THEATER REVIEW: In Marcus/Emma, History Seen Through a Lens, Hiply

Playwright Mary Tuomanen’s quirky voice will delight some viewers and infuriate others.

Susan Riley Stevens and Akeem Davis is Marcus/Emma at Interact Theatre Company. (Photo by Kathryn Raines / Plate 3)

Susan Riley Stevens and Akeem Davis in Marcus/Emma at Interact Theatre Company. (Photo by Kathryn Raines / Plate 3)

It was the moment when legendary anarchist Emma Goldman yells, “I just figured out how to turn my labia into a hand puppet!” that I realized Marcus/Emma would not be an easy play to review.

Mary Tuomanen’s 90-minute historical fantasia imagines an encounter between Goldman and another celebrated, charismatic activist, Marcus Garvey.  Tuomanen is best known as a Philadelphia actor, and much admired (often by me) for her intriguingly off-center, hip theatrical persona.  She brings similar quirks to her writing, with far more mixed results. 

Marcus/Emma initially depicts the two characters with a semblance of historical accuracy, underscoring her feminist-anarchist-Jewish roots, and his role in the Black Nationalism movement.  The meeting isn’t an impossibility—Goldman was nearly 20 years older, but she and Garvey were active at the same time, and both died in 1940 (this becomes a plot point late the show).
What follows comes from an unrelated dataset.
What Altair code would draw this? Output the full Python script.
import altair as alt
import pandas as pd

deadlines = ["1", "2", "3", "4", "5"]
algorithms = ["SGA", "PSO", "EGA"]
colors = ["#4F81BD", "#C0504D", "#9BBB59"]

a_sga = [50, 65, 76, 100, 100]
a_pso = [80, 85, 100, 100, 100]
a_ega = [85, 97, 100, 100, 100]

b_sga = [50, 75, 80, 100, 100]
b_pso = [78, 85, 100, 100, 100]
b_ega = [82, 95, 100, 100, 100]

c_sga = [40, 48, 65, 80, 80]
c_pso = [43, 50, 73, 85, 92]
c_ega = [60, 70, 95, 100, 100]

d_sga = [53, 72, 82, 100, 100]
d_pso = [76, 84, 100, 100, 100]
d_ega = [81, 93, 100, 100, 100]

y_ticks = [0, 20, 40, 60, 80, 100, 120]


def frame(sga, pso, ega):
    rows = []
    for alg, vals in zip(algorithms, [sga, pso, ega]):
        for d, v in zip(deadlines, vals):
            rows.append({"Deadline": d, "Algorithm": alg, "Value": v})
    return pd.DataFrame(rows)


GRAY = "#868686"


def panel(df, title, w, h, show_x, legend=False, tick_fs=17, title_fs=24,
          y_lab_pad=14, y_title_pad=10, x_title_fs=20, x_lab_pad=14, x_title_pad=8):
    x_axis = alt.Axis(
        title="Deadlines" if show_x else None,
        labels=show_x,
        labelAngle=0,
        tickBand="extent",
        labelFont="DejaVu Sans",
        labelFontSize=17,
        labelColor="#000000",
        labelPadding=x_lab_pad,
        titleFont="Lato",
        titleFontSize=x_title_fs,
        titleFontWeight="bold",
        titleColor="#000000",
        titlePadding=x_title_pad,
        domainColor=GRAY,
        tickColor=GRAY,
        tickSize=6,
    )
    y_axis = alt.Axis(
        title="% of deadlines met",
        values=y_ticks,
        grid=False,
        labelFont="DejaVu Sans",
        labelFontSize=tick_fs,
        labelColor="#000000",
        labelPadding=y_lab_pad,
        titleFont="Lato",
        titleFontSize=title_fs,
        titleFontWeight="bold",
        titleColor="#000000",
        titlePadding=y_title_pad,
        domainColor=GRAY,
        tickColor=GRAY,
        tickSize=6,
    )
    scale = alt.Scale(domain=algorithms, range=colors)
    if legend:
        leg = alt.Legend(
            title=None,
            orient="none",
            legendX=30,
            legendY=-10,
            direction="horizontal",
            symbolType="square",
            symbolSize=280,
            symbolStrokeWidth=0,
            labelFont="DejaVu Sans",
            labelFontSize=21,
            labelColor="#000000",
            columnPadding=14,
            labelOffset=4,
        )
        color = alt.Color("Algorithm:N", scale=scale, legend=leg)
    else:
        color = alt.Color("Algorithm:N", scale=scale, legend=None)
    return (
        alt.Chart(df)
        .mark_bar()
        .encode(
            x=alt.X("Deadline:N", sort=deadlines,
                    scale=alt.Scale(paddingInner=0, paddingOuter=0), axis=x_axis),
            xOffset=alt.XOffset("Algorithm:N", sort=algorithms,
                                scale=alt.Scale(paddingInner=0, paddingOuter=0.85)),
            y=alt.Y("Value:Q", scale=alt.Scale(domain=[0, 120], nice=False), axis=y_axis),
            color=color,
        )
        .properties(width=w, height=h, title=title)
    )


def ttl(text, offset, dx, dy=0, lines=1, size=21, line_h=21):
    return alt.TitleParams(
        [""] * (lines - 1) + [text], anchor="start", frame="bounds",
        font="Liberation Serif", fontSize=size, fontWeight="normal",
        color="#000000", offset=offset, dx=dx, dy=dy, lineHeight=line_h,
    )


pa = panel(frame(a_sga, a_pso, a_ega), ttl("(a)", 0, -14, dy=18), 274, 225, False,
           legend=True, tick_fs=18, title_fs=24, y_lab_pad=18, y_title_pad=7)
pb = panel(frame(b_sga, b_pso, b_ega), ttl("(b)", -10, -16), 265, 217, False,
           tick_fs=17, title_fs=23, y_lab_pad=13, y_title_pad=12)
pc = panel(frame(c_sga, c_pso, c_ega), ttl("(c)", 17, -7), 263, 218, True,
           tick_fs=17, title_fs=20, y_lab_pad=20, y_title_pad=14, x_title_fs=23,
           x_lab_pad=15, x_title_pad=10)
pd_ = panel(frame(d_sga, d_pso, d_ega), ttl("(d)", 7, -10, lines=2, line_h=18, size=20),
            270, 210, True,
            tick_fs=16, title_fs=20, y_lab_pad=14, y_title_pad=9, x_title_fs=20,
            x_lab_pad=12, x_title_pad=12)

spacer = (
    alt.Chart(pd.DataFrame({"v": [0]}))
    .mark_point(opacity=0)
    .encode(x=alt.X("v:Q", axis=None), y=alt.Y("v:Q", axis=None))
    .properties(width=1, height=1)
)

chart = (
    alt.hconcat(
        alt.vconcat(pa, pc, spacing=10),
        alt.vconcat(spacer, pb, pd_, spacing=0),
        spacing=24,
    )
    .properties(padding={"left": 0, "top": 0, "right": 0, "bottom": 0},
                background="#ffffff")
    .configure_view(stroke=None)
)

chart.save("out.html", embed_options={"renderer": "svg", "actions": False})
But while Garvey and Goldman’s real life politics are explored here through conversations around Big Themes—race and gender especially—Tuomanen isn’t interested in verisimilitude.
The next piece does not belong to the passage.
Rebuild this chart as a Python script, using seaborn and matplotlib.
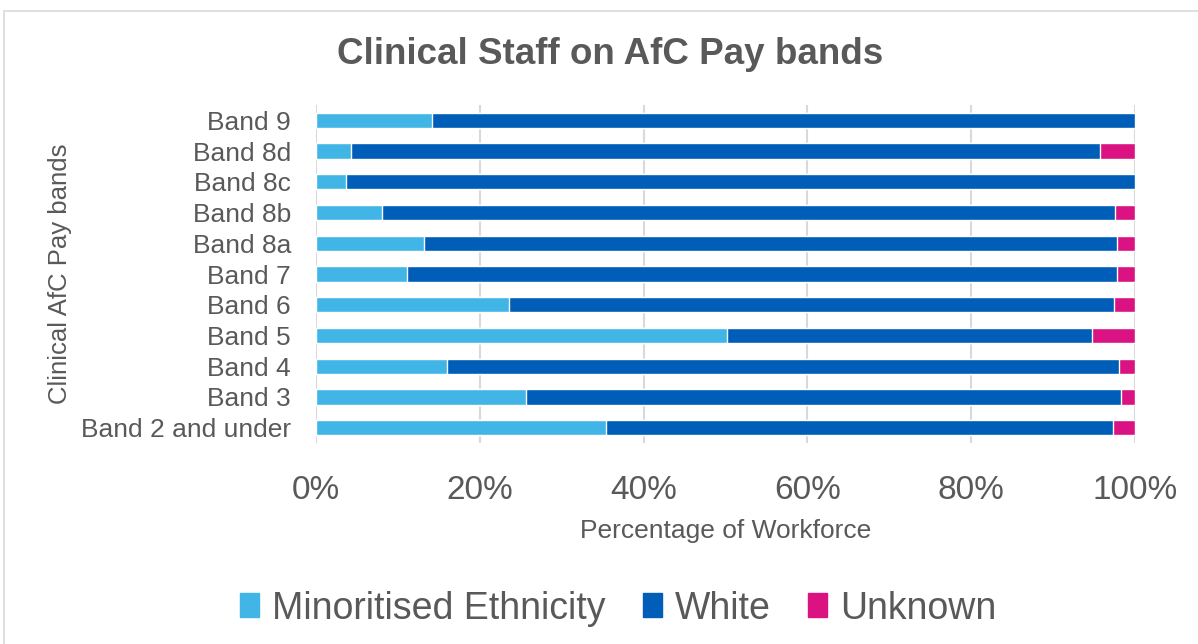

Early on, both characters morph into a contemporary riff on themselves. In Goldman’s case, this includes exhibiting a high level of profligate sexuality. (Real-life Goldman, no prude, was known to enjoy sex—but as the line I quoted earlier should illustrate, Tuomanen takes this to an extreme.)  The actors here—Susan Riley Stevens as Emma, and Akeem Davis as Garvey—commit fully to everything that’s asked of them. This includes—in addition to 90 minutes of intense dialogue—nudity, simulated sex, and a lot of off-color language.  Riley and Davis’s sincere performances are, for me, the highlight of Marcus/Emma.

Tuomanen has an idiosyncratic voice and significant writing skills. She can be both funny and poetic. There are striking sections in Marcus/Emma, including a poignant speech advocating the importance of a woman’s right to feel beautiful. The final scene between them is lovely. But the script is maddeningly repetitious, and much of the conversation leads nowhere. Most dispiriting in this adults-only play is the sense of deliberate provocation—shock for the sake of shock.

But don’t just take my word for it. Tuomanen’s play will delight some viewers even as it infuriates (or just bores) others. Marcus/Emma is likely be a hot topic of conversation in the Philadelphia theater world for months to come—so judge it for yourselves.